(Items from a data source)
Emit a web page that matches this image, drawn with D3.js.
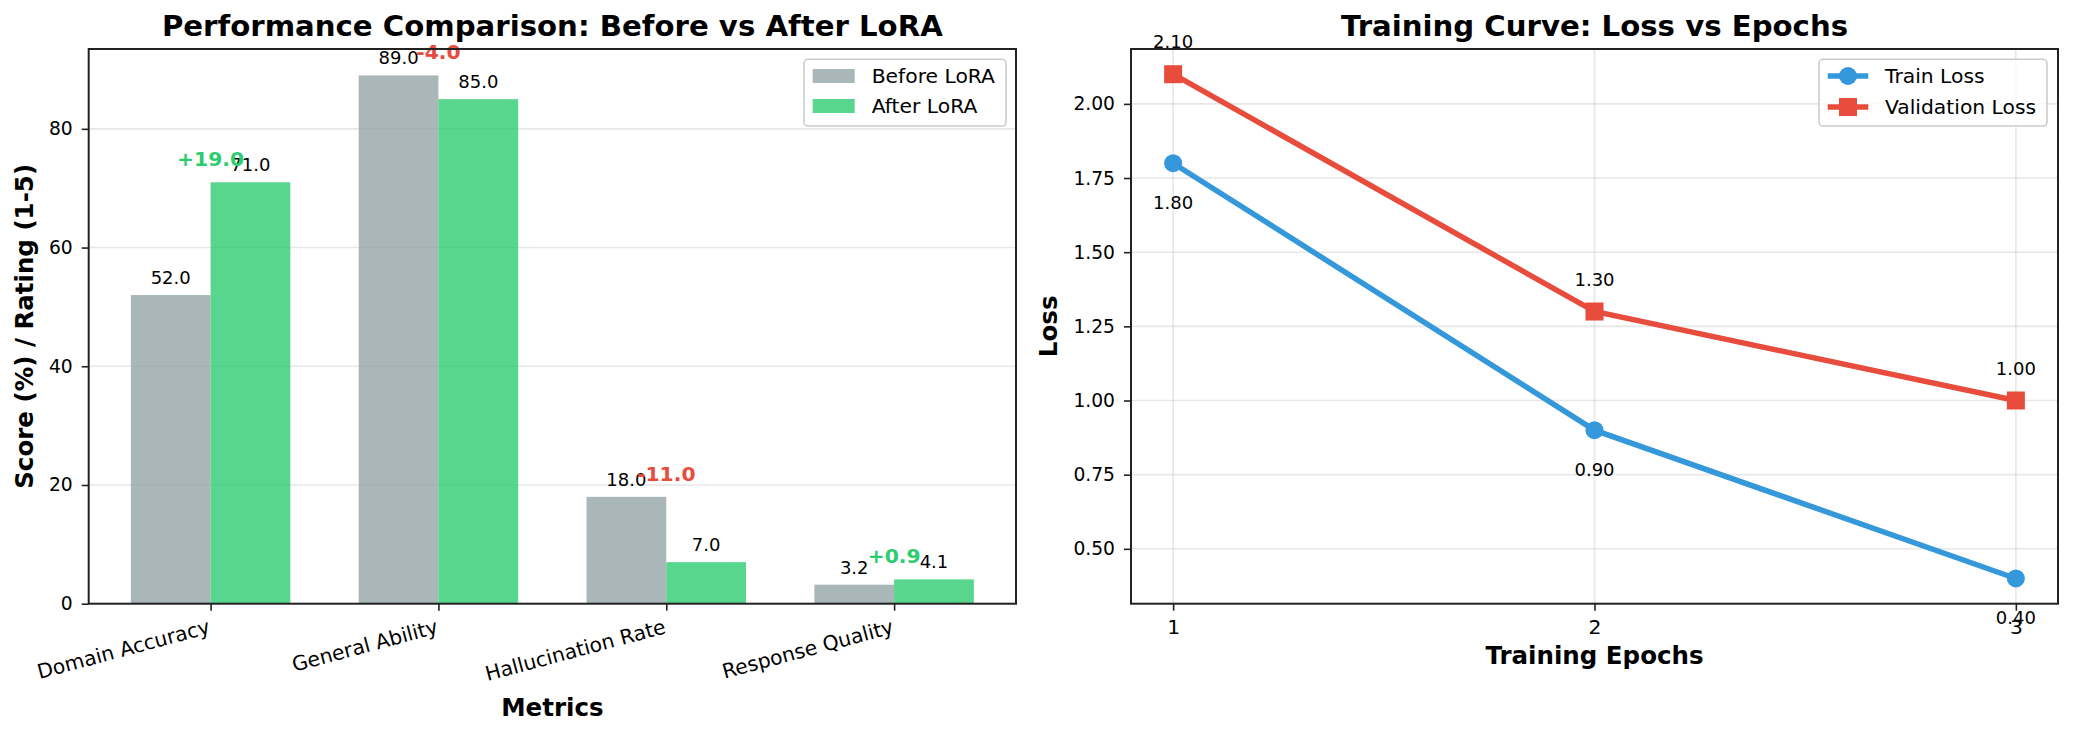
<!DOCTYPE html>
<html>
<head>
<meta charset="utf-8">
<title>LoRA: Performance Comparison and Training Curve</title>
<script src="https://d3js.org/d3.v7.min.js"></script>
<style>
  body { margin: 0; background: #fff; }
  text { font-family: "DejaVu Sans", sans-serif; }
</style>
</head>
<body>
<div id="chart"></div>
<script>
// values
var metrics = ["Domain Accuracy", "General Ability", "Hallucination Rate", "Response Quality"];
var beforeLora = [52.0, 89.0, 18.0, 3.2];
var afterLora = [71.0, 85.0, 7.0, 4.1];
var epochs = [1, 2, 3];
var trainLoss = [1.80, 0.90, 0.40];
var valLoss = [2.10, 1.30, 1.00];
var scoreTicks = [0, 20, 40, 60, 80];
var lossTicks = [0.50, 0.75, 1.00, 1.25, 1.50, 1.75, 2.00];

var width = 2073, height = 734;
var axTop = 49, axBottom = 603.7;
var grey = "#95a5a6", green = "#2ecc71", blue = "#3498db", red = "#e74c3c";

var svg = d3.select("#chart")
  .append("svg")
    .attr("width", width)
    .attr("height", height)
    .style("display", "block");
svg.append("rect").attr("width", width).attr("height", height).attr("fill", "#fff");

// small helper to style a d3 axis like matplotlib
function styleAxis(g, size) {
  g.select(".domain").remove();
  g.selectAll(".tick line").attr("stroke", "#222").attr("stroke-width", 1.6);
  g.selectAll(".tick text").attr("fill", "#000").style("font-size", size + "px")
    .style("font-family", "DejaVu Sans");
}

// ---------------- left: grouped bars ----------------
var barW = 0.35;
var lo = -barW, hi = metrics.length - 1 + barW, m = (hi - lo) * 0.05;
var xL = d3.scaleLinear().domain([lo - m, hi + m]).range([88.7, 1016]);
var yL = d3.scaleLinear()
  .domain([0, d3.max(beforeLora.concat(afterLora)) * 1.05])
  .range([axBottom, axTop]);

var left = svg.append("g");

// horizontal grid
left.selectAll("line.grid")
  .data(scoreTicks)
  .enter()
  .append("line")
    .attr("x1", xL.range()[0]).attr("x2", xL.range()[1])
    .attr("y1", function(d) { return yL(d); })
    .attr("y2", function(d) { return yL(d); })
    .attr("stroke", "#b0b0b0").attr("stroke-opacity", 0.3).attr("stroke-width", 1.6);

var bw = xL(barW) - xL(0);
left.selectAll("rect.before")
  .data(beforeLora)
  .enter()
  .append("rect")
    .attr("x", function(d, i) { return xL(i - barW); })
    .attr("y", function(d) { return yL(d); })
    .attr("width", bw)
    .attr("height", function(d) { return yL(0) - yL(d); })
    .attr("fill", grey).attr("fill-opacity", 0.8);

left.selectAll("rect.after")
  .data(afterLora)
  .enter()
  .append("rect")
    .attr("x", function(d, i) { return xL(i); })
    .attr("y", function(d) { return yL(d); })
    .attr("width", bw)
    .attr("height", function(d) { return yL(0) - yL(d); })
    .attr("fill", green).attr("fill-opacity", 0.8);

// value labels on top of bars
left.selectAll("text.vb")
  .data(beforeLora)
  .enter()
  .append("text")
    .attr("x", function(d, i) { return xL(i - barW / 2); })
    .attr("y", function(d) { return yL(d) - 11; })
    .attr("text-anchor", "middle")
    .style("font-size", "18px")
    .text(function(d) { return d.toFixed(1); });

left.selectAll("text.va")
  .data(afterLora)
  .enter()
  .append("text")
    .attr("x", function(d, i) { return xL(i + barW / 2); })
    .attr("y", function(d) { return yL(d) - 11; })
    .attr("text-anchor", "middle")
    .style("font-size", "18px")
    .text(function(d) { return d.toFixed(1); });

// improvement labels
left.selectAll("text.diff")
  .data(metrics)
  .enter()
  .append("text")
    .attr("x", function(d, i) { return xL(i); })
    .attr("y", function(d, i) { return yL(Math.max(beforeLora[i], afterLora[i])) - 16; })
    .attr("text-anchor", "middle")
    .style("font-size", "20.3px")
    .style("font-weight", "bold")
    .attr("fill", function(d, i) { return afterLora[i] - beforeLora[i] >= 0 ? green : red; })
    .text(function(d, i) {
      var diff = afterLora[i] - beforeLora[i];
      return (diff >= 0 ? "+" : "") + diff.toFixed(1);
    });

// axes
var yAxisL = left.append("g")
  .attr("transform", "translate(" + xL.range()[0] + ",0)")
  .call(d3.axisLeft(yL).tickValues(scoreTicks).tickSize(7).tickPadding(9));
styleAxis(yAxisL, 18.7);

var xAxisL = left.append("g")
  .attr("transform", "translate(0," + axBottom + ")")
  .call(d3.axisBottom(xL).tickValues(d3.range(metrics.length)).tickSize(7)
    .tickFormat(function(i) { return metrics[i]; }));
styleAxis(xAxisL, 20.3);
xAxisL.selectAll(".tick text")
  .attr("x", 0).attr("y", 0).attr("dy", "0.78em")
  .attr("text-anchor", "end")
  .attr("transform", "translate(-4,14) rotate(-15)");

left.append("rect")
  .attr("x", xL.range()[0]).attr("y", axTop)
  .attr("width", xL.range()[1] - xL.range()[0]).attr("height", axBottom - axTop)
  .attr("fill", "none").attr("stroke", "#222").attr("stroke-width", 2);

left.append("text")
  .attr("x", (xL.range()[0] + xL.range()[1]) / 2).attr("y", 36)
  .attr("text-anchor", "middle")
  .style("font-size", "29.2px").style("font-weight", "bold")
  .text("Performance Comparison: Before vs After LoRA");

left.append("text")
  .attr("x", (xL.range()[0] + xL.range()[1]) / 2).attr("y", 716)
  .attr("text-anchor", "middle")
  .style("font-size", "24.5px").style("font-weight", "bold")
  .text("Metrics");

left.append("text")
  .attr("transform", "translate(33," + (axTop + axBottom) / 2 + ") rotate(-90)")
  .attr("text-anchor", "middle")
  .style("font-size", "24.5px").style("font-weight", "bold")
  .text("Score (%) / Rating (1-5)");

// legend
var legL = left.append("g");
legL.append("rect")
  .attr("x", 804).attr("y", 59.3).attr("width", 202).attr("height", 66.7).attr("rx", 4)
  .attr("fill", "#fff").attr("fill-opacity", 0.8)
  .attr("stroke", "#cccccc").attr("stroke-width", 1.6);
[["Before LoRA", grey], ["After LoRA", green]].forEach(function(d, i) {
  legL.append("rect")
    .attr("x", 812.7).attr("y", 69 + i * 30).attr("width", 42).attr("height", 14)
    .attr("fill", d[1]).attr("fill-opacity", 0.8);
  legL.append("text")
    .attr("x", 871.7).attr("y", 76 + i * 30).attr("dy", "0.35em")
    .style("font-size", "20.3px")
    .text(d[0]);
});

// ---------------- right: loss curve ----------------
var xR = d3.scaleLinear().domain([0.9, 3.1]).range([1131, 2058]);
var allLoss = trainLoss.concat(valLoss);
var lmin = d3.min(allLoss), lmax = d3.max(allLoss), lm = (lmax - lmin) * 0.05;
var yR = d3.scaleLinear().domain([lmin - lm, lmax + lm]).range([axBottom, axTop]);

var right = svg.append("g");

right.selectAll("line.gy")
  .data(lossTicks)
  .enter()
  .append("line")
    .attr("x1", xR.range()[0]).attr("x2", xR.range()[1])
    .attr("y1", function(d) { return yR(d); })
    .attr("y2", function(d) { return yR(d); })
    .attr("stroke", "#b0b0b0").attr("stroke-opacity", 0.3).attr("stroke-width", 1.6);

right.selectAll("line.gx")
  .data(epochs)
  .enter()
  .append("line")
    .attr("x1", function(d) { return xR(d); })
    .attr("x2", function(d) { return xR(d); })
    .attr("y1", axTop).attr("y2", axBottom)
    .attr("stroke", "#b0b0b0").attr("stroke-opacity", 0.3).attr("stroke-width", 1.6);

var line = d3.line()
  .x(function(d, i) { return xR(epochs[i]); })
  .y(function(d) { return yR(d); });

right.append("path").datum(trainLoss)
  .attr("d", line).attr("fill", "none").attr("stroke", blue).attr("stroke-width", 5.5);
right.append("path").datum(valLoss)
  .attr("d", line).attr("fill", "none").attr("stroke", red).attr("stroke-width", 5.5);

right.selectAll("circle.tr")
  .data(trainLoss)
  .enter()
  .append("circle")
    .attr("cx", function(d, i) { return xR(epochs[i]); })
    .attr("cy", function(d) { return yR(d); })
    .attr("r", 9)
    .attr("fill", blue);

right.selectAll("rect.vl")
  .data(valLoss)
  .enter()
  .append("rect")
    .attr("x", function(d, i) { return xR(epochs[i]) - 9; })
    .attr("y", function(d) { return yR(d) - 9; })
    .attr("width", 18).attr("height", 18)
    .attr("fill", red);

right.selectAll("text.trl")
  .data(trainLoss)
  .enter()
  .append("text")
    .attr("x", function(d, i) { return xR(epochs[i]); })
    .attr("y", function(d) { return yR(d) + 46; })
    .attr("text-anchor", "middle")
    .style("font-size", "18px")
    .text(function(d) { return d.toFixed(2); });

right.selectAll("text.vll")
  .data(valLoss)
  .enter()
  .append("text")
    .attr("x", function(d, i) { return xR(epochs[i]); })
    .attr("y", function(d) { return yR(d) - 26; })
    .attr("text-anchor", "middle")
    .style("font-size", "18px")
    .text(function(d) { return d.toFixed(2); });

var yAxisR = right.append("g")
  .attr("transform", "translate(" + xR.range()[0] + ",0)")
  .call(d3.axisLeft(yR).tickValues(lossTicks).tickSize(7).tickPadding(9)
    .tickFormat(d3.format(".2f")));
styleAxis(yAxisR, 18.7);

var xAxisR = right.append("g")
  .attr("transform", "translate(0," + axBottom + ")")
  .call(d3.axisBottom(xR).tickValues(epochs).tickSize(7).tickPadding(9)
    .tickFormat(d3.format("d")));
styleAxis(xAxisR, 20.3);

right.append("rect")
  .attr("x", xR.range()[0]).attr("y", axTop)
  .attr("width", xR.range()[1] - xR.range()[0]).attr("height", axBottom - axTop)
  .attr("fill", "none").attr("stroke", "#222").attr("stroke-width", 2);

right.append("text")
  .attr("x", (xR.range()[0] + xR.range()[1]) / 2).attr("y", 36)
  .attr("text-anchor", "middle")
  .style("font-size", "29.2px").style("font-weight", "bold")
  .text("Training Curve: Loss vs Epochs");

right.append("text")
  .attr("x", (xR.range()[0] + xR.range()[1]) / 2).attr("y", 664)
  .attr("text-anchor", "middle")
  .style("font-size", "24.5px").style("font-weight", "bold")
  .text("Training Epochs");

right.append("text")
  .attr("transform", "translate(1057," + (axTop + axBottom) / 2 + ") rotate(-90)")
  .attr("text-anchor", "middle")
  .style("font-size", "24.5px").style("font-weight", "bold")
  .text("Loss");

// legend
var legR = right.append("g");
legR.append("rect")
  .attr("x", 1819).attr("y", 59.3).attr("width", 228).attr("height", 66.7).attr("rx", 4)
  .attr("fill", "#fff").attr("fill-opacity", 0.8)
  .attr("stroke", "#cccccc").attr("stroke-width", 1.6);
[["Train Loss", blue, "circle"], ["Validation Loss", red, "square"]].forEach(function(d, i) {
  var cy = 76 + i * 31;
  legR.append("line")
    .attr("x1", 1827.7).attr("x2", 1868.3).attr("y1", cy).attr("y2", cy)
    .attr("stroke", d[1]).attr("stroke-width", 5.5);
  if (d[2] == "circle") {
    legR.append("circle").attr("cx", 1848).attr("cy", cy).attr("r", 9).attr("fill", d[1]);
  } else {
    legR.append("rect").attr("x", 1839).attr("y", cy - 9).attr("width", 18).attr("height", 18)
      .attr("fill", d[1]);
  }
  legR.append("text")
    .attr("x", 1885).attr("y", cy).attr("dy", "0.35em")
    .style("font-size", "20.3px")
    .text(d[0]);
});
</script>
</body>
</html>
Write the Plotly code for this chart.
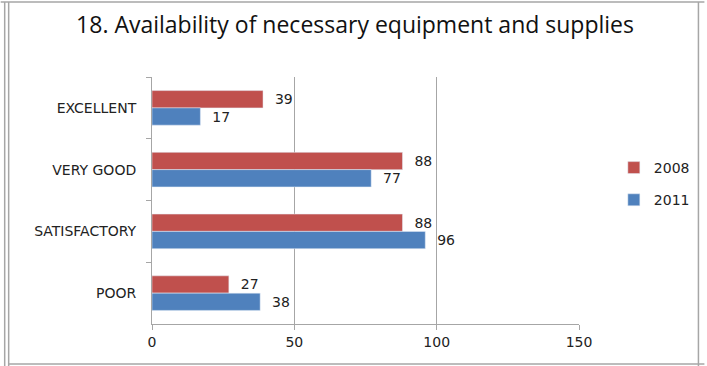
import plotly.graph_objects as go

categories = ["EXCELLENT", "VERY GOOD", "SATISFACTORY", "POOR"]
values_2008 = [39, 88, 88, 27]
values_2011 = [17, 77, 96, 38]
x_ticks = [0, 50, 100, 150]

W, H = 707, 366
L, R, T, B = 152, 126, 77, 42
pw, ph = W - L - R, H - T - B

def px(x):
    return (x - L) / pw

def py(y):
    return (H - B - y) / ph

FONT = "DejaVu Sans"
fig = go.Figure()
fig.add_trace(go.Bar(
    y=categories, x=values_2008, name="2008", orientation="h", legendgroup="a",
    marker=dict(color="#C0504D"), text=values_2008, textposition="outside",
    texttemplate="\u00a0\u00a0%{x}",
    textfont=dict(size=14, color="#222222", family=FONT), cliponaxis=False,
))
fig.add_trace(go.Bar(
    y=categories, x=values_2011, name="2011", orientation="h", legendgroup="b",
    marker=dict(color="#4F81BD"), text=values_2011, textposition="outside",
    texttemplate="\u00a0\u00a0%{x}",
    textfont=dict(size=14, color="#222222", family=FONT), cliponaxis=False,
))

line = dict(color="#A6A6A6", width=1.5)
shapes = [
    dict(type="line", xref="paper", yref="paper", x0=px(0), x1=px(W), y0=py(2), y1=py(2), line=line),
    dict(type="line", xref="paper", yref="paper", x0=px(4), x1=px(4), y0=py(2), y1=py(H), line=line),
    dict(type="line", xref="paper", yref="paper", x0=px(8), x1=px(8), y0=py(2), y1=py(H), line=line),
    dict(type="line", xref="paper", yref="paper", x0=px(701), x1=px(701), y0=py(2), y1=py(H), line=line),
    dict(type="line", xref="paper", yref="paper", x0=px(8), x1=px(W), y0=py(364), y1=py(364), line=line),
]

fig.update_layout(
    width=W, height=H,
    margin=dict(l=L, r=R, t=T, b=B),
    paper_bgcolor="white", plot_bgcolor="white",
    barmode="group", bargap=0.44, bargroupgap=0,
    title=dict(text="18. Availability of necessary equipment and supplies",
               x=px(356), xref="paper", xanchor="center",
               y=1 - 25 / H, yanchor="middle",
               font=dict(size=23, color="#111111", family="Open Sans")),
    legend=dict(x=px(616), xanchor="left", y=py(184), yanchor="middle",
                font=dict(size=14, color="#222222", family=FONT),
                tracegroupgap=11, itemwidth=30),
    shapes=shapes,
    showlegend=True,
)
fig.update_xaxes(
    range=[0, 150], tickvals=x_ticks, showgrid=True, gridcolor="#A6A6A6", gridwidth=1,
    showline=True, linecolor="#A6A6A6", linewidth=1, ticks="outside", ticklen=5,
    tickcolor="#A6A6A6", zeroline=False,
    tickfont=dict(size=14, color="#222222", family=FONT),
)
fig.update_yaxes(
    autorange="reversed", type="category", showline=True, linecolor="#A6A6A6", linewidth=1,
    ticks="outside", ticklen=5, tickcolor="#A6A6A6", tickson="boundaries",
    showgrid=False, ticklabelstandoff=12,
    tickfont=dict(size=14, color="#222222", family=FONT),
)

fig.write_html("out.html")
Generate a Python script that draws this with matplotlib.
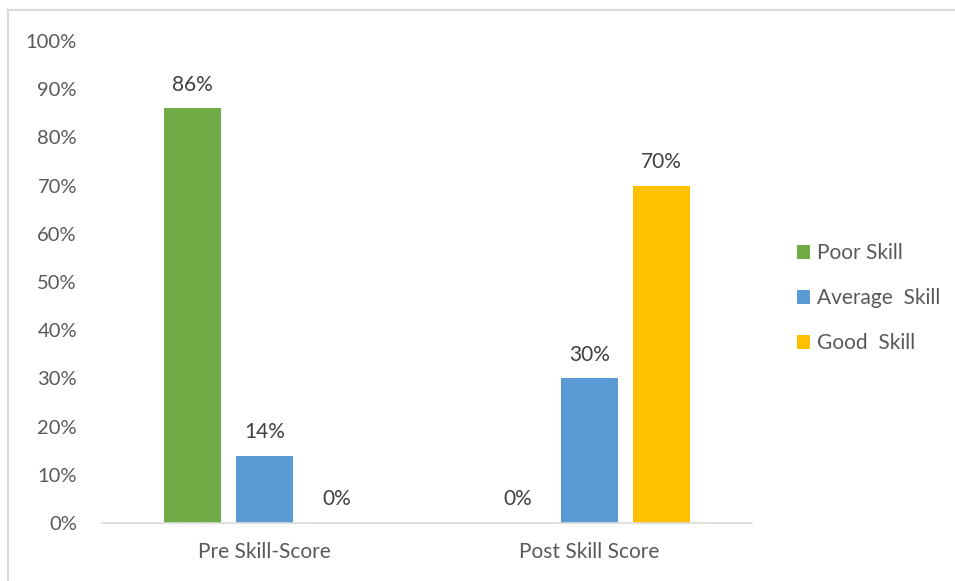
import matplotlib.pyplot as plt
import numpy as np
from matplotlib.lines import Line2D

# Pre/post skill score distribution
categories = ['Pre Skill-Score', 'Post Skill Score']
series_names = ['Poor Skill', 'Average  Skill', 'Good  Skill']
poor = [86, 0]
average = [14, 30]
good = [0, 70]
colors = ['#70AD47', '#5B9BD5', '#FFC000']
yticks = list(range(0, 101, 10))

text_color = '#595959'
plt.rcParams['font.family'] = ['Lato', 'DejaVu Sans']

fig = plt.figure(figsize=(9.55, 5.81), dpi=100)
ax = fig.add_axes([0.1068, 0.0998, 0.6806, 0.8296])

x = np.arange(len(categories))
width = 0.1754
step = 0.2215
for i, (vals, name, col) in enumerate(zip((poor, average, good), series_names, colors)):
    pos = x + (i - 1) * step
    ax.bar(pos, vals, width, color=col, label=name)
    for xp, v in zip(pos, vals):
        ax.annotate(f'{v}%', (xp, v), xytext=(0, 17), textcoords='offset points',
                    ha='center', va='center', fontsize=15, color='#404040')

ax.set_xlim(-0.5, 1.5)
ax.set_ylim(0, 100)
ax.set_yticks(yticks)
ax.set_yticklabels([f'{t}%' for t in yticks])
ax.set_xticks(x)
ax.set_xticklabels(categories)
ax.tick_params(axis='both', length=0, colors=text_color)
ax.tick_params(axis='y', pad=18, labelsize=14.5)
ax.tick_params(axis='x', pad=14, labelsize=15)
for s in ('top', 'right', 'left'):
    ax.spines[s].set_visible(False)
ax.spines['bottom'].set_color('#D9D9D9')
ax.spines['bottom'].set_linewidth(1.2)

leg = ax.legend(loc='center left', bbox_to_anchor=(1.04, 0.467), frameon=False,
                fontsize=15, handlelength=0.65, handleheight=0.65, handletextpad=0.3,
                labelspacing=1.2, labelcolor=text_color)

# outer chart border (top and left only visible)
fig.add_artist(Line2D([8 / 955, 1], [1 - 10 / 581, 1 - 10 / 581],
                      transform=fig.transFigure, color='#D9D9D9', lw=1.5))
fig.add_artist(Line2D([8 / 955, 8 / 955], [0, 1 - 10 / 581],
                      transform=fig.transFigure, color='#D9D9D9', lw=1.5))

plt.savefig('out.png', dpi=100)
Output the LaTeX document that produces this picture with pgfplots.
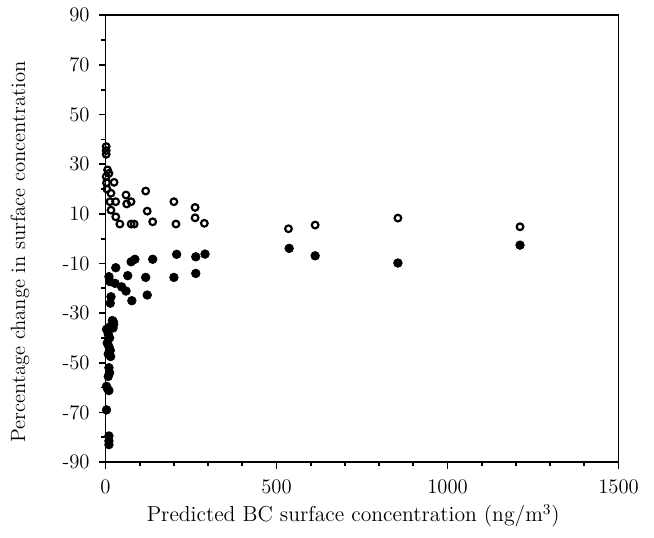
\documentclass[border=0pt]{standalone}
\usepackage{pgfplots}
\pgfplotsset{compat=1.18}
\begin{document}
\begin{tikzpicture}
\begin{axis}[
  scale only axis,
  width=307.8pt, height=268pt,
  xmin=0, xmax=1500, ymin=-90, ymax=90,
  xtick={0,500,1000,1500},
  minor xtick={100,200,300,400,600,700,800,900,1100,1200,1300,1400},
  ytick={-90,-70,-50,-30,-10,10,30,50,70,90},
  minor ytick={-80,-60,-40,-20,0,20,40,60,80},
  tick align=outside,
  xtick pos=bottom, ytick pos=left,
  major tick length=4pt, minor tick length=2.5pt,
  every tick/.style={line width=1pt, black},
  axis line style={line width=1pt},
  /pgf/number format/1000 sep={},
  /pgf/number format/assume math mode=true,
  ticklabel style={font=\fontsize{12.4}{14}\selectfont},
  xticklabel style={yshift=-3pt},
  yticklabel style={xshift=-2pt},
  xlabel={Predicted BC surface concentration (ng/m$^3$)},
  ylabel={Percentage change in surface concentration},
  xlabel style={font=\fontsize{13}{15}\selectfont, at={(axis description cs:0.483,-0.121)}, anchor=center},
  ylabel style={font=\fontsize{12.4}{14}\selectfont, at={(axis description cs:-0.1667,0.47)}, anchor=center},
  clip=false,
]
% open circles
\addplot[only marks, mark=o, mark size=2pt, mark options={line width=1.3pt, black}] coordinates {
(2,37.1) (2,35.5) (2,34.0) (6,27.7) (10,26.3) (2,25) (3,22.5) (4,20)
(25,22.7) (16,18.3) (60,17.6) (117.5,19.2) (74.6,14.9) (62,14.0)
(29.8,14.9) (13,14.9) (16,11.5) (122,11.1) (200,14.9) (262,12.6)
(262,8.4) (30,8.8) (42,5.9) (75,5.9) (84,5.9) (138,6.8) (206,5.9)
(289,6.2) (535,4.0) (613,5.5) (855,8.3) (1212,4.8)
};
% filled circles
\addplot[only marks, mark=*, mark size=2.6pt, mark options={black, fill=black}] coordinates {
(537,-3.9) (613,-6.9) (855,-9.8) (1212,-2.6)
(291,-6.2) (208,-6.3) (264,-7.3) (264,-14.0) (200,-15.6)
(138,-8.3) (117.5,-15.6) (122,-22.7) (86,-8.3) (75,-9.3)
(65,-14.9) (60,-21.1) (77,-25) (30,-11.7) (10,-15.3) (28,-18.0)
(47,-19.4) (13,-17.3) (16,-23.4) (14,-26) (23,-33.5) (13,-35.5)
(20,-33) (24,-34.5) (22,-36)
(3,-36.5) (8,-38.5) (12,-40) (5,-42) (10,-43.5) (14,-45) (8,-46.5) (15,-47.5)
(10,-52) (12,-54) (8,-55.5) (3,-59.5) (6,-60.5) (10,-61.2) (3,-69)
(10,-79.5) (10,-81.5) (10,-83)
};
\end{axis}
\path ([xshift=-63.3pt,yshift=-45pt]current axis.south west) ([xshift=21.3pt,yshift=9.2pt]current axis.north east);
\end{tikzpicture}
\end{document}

## What needs to be done
Reproduce, starting at the line containing "Generate a Python" and stopping after the line containing "from matplotlib.lines import Line2D", each of those lines exactly and no others; leave pictures out.

## Final answer
Generate a Python script that draws this with matplotlib.
import matplotlib.pyplot as plt
import numpy as np
from matplotlib.lines import Line2D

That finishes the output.